7 Foods That Could Boost Your Metabolism
Metabolism is largely controlled by genetics, which is why some lucky people can eat whatever they want and not gain a pound while others have to be careful about what they put in their salads to avoid gaining weight. Luckily for the latter group, genetics aren’t the only factor. There are certain foods that could lead to temporary increases in your resting metabolism. (Don’t worry: They’re all pretty tasty.)
Eating food can temporarily increase your metabolism for a few hours, which is why skipping meals is such a big weight loss no-no. This temporary spike is called the thermic effect of food, or TEF. A study from the journal Nutrition & Metabolism found that protein causes the largest rise in TEF, meaning you should load up on foods like chicken, beef and turkey (or non-meat sources like beans, chickpeas and lentils) if you’re looking to boost your resting metabolic rate.

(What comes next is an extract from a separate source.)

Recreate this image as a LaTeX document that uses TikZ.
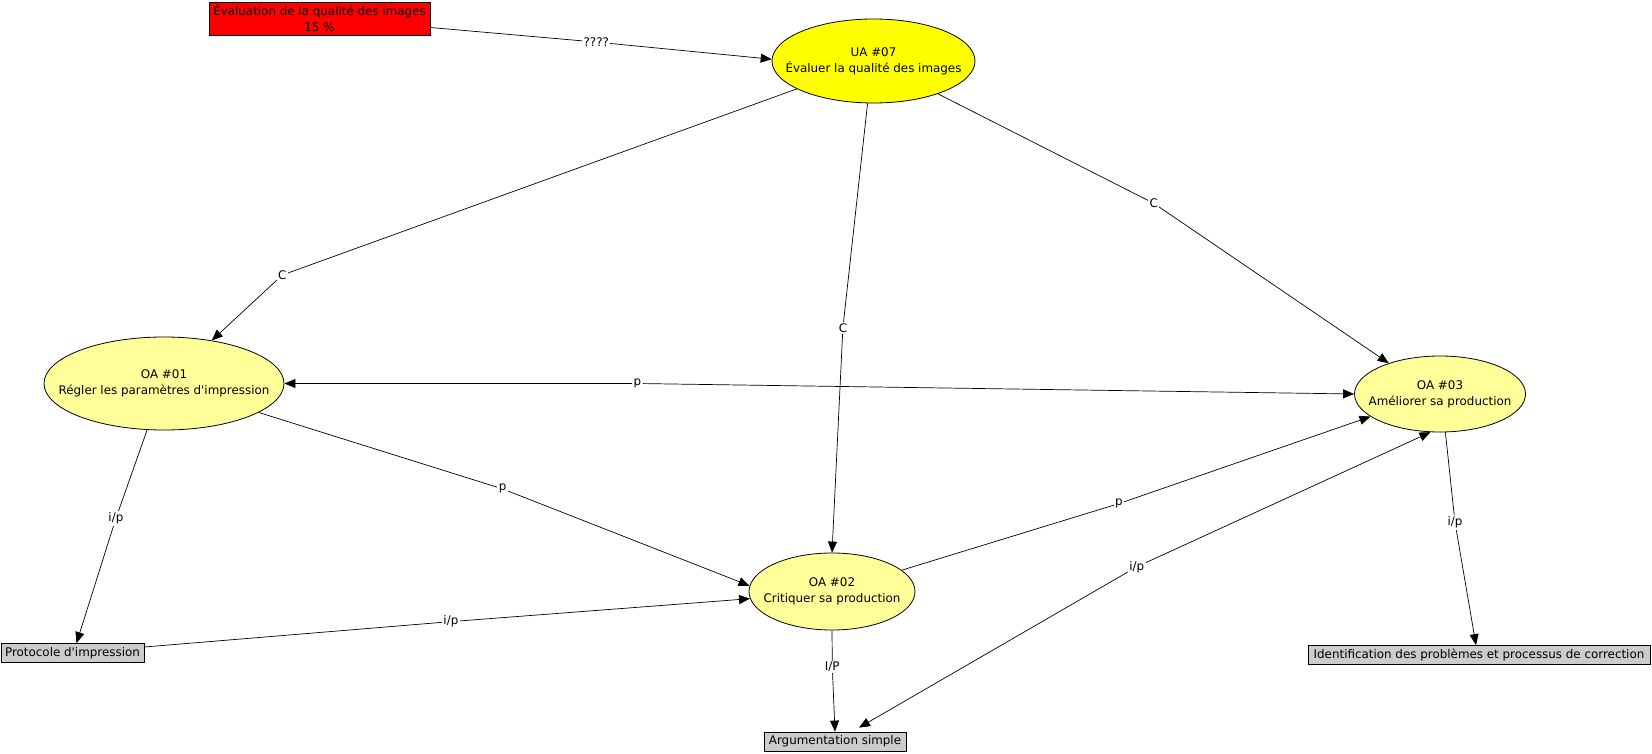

They’re not just delicious—berries like strawberries and blackberries are also high in dietary fiber. A study in the journal Nutrients found that high-fiber diets are inversely related to obesity, type 2 diabetes and cardiovascular disease, and might improve carbohydrate metabolism (aka the way you digest and process foods like sugar and grains). That’s largely because fiber is hard to digest. The body tries to digest it anyway, though, and burns more calories in the process. This calls for a trip to the farmers' market.
Not necessarily a food, but still. A study published in the Annals of Nutrition and Metabolism found that caffeine can temporarily increase resting metabolic rates by three to 11 percent. One caveat: Coffee’s fat-burning effects are dependent on your weight. A study in the American Journal of Physiology found that coffee increased fat-burning by 29 percent for lean women, but only 10 percent for obese women.
Per Maria Marlowe, a nutritionist and author of the forthcoming book The Real Food Grocery Guide, our daily scramble is doing our waistline a world of good. "Research indicates that regularly including eggs in the diet, particularly in place of refined grains, results in more fat loss and increased metabolism," she says, citing a controlled trial in which overweight or obese people who consumed two eggs a day for eight weeks (at least five days per week) lost more weight and body fat than those who did not.
Spicy foods like hot peppers contain capsaicin, a chemical compound that studies (like this one from Manchester Metropolitan University’s Food Research Centre) have found kick metabolism into higher gear, helping your body burn around 50 extra calories per day. Hey, every little bit helps, people.
In addition to its many beauty uses, coconut oil is an excellent addition to a healthy diet. That’s because it contains medium-chain triglycerides (MCTs), a type of fat. According to a study at McGill University’s School of Dietetics and Human Nutrition, diets high in MCTs result in greater loss of fat. So start cooking veggies in coconut oil instead of butter or olive oil. There, that was easy.
This sea veggie is an excellent source of iodine, a mineral required for the proper function of your thyroid gland. According to a study by researchers at the David Geffen School of Medicine at UCLA, one of the various functions of the thyroid gland and thyroid hormones is to regulate your metabolic rate. Sushi, anyone?